EXERCISE AIM.
Each line that holds the word "matplotlib" counts once; give the total for the records below and nothing else.

SOURCE RECORDS.
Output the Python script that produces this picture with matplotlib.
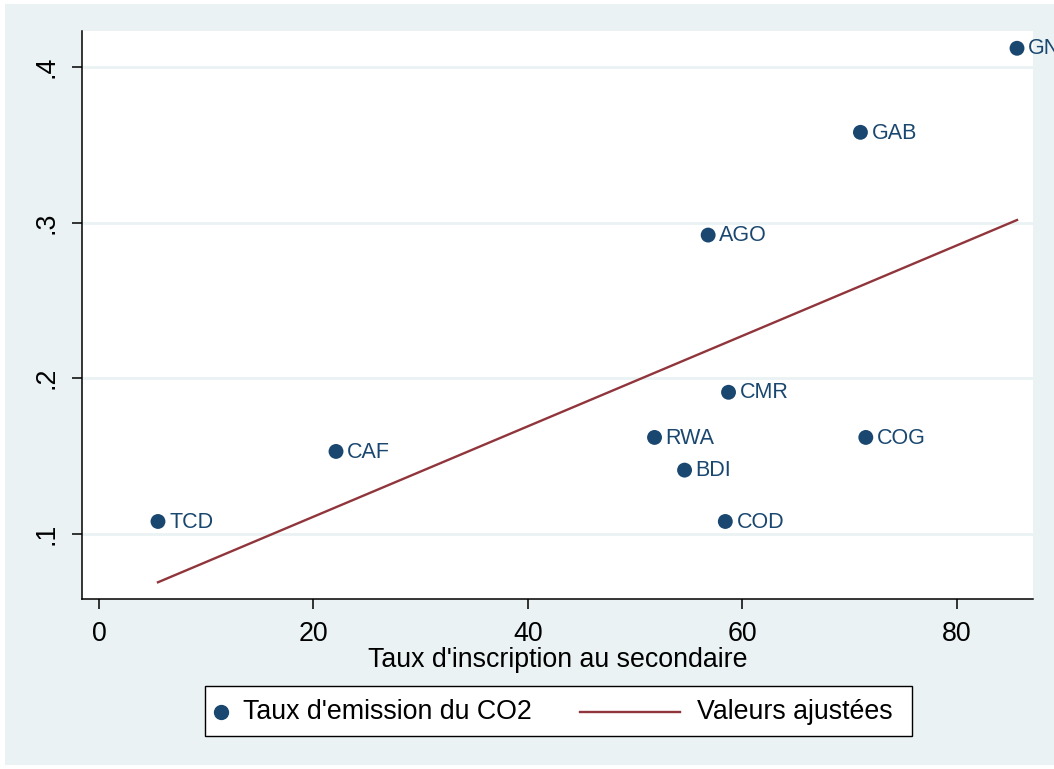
import numpy as np
import matplotlib
matplotlib.use("Agg")
import matplotlib.pyplot as plt
from matplotlib.patches import Rectangle
from matplotlib.lines import Line2D

plt.rcParams['font.family'] = ['Liberation Sans', 'DejaVu Sans']

# Country codes, secondary enrolment rate (%) and CO2 emission rate
countries = ["TCD", "CAF", "RWA", "BDI", "CMR", "COD", "AGO", "COG", "GAB", "GNQ"]
enrolment = [5.5, 22.1, 51.8, 54.6, 58.7, 58.4, 56.8, 71.5, 71.0, 85.6]
co2_rate = [0.108, 0.153, 0.162, 0.141, 0.191, 0.108, 0.292, 0.162, 0.358, 0.412]

x_ticks = [0, 20, 40, 60, 80]
y_ticks = [0.1, 0.2, 0.3, 0.4]
y_tick_labels = [".1", ".2", ".3", ".4"]
legend_labels = ["Taux d'emission du CO2", "Valeurs ajustées"]

navy = "#1a476f"
maroon = "#90353b"
region_bg = "#eaf2f3"
big = 19.3

W, H = 1054, 769
fig = plt.figure(figsize=(W / 100, H / 100), dpi=100, facecolor="white")


def fx(px):
    return px / W


def fy(py):
    return 1 - py / H


# Graph region background
fig.patches.append(Rectangle((fx(5), fy(765)), fx(W - 5), (H - 8) / H,
                             transform=fig.transFigure, facecolor=region_bg,
                             edgecolor="none", zorder=-10))

ax = fig.add_axes([fx(82), fy(599), fx(1033 - 82), (599 - 31) / H])
ax.set_zorder(1)
ax.set_facecolor("white")

x = np.array(enrolment)
y = np.array(co2_rate)

# Linear fit (fitted values)
slope, intercept = np.polyfit(x, y, 1)
xf = np.array([x.min(), x.max()])
ax.plot(xf, intercept + slope * xf, color=maroon, lw=1.7, zorder=3)

ax.scatter(x, y, s=115, color=navy, edgecolors="none", zorder=4)
for cx, cy, name in zip(x, y, countries):
    ax.annotate(name, (cx, cy), xytext=(8, -0.5), textcoords="offset points",
                va="center", ha="left", fontsize=15.5, color=navy,
                annotation_clip=False, clip_on=False, zorder=5)

ax.set_xlim(-1.585, 87.09)
ax.set_ylim(0.0582, 0.4231)
ax.set_xticks(x_ticks)
ax.set_xticklabels([str(t) for t in x_ticks])
ax.set_yticks(y_ticks)
ax.set_yticklabels(y_tick_labels, rotation=90, va="center")

ax.grid(axis="y", color=region_bg, lw=2)
ax.set_axisbelow(True)
for side in ("top", "right"):
    ax.spines[side].set_visible(False)
for side in ("left", "bottom"):
    ax.spines[side].set_linewidth(1.1)
    ax.spines[side].set_color("black")

ax.tick_params(axis="both", direction="out", length=7.5, width=1.1,
               labelsize=big, colors="black")
ax.tick_params(axis="x", pad=8)
ax.tick_params(axis="y", pad=9)

ax.set_xlabel("Taux d'inscription au secondaire", fontsize=big, labelpad=0)

# Legend box below the plot
fig.patches.append(Rectangle((fx(205), fy(736)), fx(912 - 205), (736 - 686) / H,
                             transform=fig.transFigure, facecolor="white",
                             edgecolor="black", lw=1.0, zorder=2))
ly = fy(712)
fig.lines.append(Line2D([fx(221)], [ly], marker="o", ls="none", color=navy,
                        markersize=10, transform=fig.transFigure, zorder=3))
fig.text(fx(243), ly, legend_labels[0], fontsize=big, va="center", ha="left",
         zorder=3)
fig.lines.append(Line2D([fx(580), fx(680)], [ly, ly], color=maroon, lw=1.7,
                        transform=fig.transFigure, zorder=3))
fig.text(fx(697), ly, legend_labels[1], fontsize=big, va="center", ha="left",
         zorder=3)

fig.savefig("out.png", dpi=100, facecolor="white")
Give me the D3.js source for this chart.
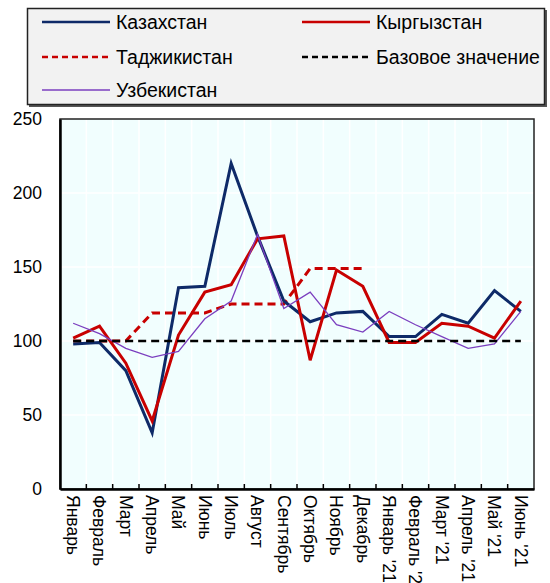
<!DOCTYPE html>
<html>
<head>
<meta charset="utf-8">
<script src="https://cdnjs.cloudflare.com/ajax/libs/d3/7.8.5/d3.min.js"></script>
<style>
  body { margin: 0; background: #fff; }
  text { font-family: "Liberation Sans", Arial, sans-serif; fill: #000; }
</style>
</head>
<body>
<div id="chart"></div>
<script>

var months = ["Январь", "Февраль", "Март", "Апрель", "Май", "Июнь", "Июль", "Август",
  "Сентябрь", "Октябрь", "Ноябрь", "Декабрь", "Январь '21", "Февраль '21", "Март '21",
  "Апрель '21", "Май '21", "Июнь '21"];

var kazakhstan = [98, 99, 80, 38, 136, 137, 220, 171, 127, 113, 119, 120, 103, 103, 118, 112, 134, 120];
var kyrgyzstan = [102, 110, 85, 46, 104, 133, 138, 169, 171, 87, 148, 137, 99, 99, 112, 110, 102, 127];
var tajikistan = [100, 100, 100, 119, 119, 119, 125, 125, 125, 149, 149, 149, null, null, null, null, null, null];
var uzbekistan = [112, 105, 95, 89, 93, 115, 127, 172, 122, 133, 111, 106, 120, 111, 103, 95, 98, 120];
var baseline = [100, 100, 100, 100, 100, 100, 100, 100, 100, 100, 100, 100, 100, 100, 100, 100, 100, 100];

var yTicks = [0, 50, 100, 150, 200, 250];

var margin = {top: 119, right: 16, bottom: 94, left: 60},
    width = 550 - margin.left - margin.right,
    height = 583 - margin.top - margin.bottom;

var svg = d3.select("#chart")
  .append("svg")
    .attr("width", 550)
    .attr("height", 583);

var g = svg.append("g")
    .attr("transform", "translate(" + margin.left + "," + margin.top + ")");

var x = d3.scaleBand().domain(months).range([0, width]);
var y = d3.scaleLinear().domain([0, 250]).range([height, 0]);

// plot background
g.append("rect")
  .attr("width", width)
  .attr("height", height)
  .attr("fill", "#f1fefe");

// white grid lines
g.selectAll(".vgrid")
  .data(months.slice(1))
  .enter().append("line")
    .attr("x1", function(d) { return x(d); })
    .attr("x2", function(d) { return x(d); })
    .attr("y1", 0)
    .attr("y2", height)
    .attr("stroke", "#fff")
    .attr("stroke-width", 1.5);

g.selectAll(".hgrid")
  .data(yTicks.slice(1, -1))
  .enter().append("line")
    .attr("x1", 0)
    .attr("x2", width)
    .attr("y1", function(d) { return y(d); })
    .attr("y2", function(d) { return y(d); })
    .attr("stroke", "#fff")
    .attr("stroke-width", 1.5);

// frame
g.append("rect")
  .attr("width", width)
  .attr("height", height)
  .attr("fill", "none")
  .attr("stroke", "#222")
  .attr("stroke-width", 1.5);

// y axis
var yAxis = g.append("g")
  .call(d3.axisLeft(y).tickValues(yTicks).tickSize(0).tickPadding(18));
yAxis.select(".domain").attr("stroke", "#000").attr("stroke-width", 2.5);
yAxis.selectAll("text").style("font-size", "17.5px");

// x axis with inward ticks on band edges
var xAxis = g.append("g")
  .attr("transform", "translate(0," + height + ")")
  .call(d3.axisBottom(x).tickSize(0).tickPadding(0));
xAxis.select(".domain").attr("stroke", "#000").attr("stroke-width", 2.5);
xAxis.selectAll("text")
  .style("font-size", "17.5px")
  .attr("text-anchor", "start")
  .attr("dy", "0.3em")
  .attr("transform", "translate(-1,6) rotate(90)");

xAxis.selectAll(".edge")
  .data(months.slice(1))
  .enter().append("line")
    .attr("x1", function(d) { return x(d); })
    .attr("x2", function(d) { return x(d); })
    .attr("y1", 0)
    .attr("y2", -5)
    .attr("stroke", "#000")
    .attr("stroke-width", 1.5);

var line = d3.line()
  .defined(function(d) { return d != null; })
  .x(function(d, i) { return x(months[i]) + x.bandwidth() / 2; })
  .y(function(d) { return y(d); });

var series = [
  {name: "Казахстан", values: kazakhstan, color: "#0e2a68", width: 3, dash: null},
  {name: "Кыргызстан", values: kyrgyzstan, color: "#c80000", width: 3, dash: null},
  {name: "Таджикистан", values: tajikistan, color: "#c80000", width: 3, dash: "8,5"},
  {name: "Базовое значение", values: baseline, color: "#000", width: 2.5, dash: "8,5"},
  {name: "Узбекистан", values: uzbekistan, color: "#7b3fbf", width: 1.3, dash: null}
];

var drawOrder = [2, 0, 1, 4, 3];
drawOrder.forEach(function(i) {
  var s = series[i];
  g.append("path")
    .datum(s.values)
    .attr("d", line)
    .attr("fill", "none")
    .attr("stroke", s.color)
    .attr("stroke-width", s.width)
    .attr("stroke-dasharray", s.dash)
    .attr("stroke-linejoin", "miter");
});

// legend
var legend = svg.append("g");
legend.append("rect")
  .attr("x", 29)
  .attr("y", 10)
  .attr("width", 518)
  .attr("height", 97)
  .attr("fill", "#555");
legend.append("rect")
  .attr("x", 27.5)
  .attr("y", 8.5)
  .attr("width", 517)
  .attr("height", 96)
  .attr("fill", "#f2f2f2")
  .attr("stroke", "#222")
  .attr("stroke-width", 1.5);

var legendPos = [
  {x: 42, y: 22}, {x: 302, y: 22},
  {x: 42, y: 57}, {x: 302, y: 57},
  {x: 42, y: 90}
];

series.forEach(function(s, i) {
  var p = legendPos[i];
  var item = legend.append("g").attr("transform", "translate(" + p.x + "," + p.y + ")");
  item.append("line")
    .attr("x1", 0)
    .attr("x2", 68)
    .attr("stroke", s.color)
    .attr("stroke-width", s.width === 3 ? 2.5 : s.width)
    .attr("stroke-dasharray", s.dash ? "6,4" : null);
  item.append("text")
    .attr("x", 74)
    .attr("dy", "0.36em")
    .style("font-size", "19.5px")
    .text(s.name);
});

</script>
</body>
</html>
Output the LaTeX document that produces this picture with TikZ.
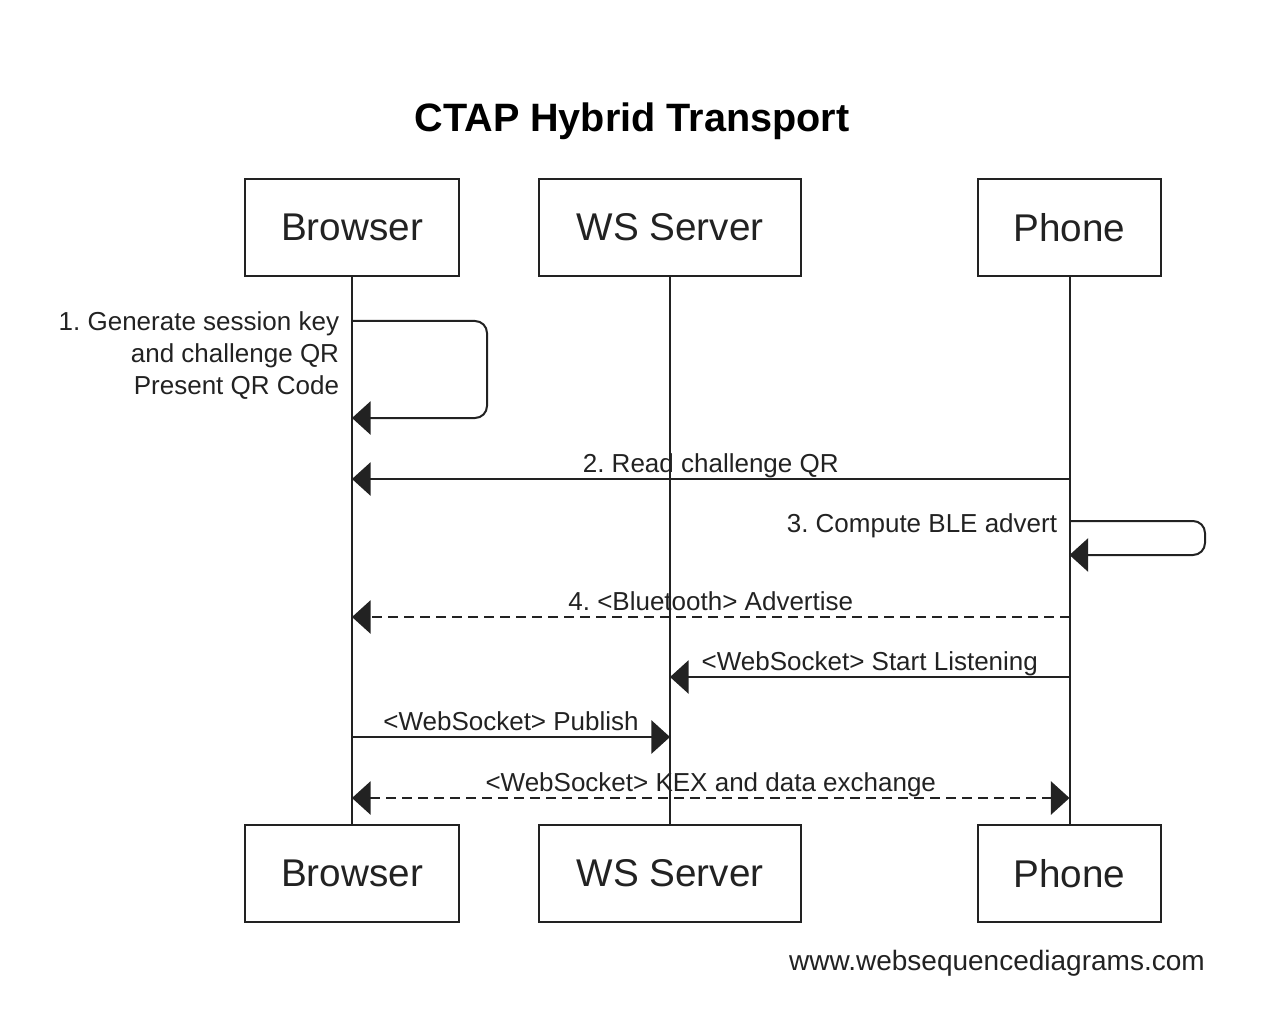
\documentclass[tikz,border=0pt]{standalone}
\usepackage{fontspec}
\setmainfont{Liberation Sans}
\usetikzlibrary{arrows.meta}
\definecolor{ink}{RGB}{34,34,34}
\frenchspacing
\begin{document}
\begin{tikzpicture}[x=0.75pt,y=-0.75pt,
	actor/.style={draw=ink,line width=1.5pt,minimum width=#1,minimum height=72.75pt,inner sep=0pt,font=\fontsize{29}{34}\selectfont,text=ink},
	life/.style={draw=ink,line width=1.5pt},
	msg/.style={ink,line width=1.5pt,-{Triangle[length=14pt,width=25pt]}},
	reply/.style={msg,dash pattern=on 7.5pt off 4.5pt},
	both/.style={reply,{Triangle[length=14pt,width=25pt]}-{Triangle[length=14pt,width=25pt]}},
	lbl/.style={font=\fontsize{19.5}{24}\selectfont,text=ink,inner sep=2pt},
	over/.style={lbl,anchor=base,yshift=5.25pt}]
		\useasboundingbox (0,0) rectangle (1280,1030);
		\node[font=\bfseries\fontsize{29.7}{34}\selectfont,anchor=base] (title) at (632,132) {CTAP Hybrid Transport};
		\node[actor=160.5pt] (brTop) at (352,227.5) {Browser};
		\node[actor=196.5pt] (wsTop) at (670,227.5) {WS Server};
		\node[actor=137.25pt] (phTop) at (1069.5,227.5) {Phone};
		\node[actor=160.5pt] (brBot) at (352,873.5) {Browser};
		\node[actor=196.5pt] (wsBot) at (670,873.5) {WS Server};
		\node[actor=137.25pt] (phBot) at (1069.5,873.5) {Phone};
		\draw[life] (brTop) -- (brBot);
		\draw[life] (wsTop) -- (wsBot);
		\draw[life] (phTop) -- (phBot);
		\draw[msg,rounded corners=9pt] (brTop.south |- 0,321) -- (487,321) -- (487,418) -- (brTop.south |- 0,418);
		\node[lbl,align=right,anchor=north east] (genKey) at (342,309) {1. Generate session key\\and challenge QR\\Present QR Code};
		\draw[msg] (phTop.south |- 0,479) -- node[over] (readQR) {2. Read challenge QR} (brTop.south |- 0,479);
		\draw[msg,rounded corners=9pt] (phTop.south |- 0,521) -- (1205,521) -- (1205,555) -- (phTop.south |- 0,555);
		\node[lbl,anchor=east] (bleAdv) at (1060,526) {3. Compute BLE advert};
		\draw[reply] (phTop.south |- 0,617) -- node[over] (advert) {4. <Bluetooth> Advertise} (brTop.south |- 0,617);
		\draw[msg] (phTop.south |- 0,677) -- node[over] (listen) {<WebSocket> Start Listening} (wsTop.south |- 0,677);
		\draw[msg] (brTop.south |- 0,737) -- node[over] (publish) {<WebSocket> Publish} (wsTop.south |- 0,737);
		\draw[both] (brTop.south |- 0,798) -- node[over] (kex) {<WebSocket> KEX and data exchange} (phTop.south |- 0,798);
		\node[font=\fontsize{21}{25}\selectfont,text=ink,anchor=east,inner sep=0pt] (site) at (1205,963) {www.websequencediagrams.com};
\end{tikzpicture}
\end{document}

SOLUTION.
6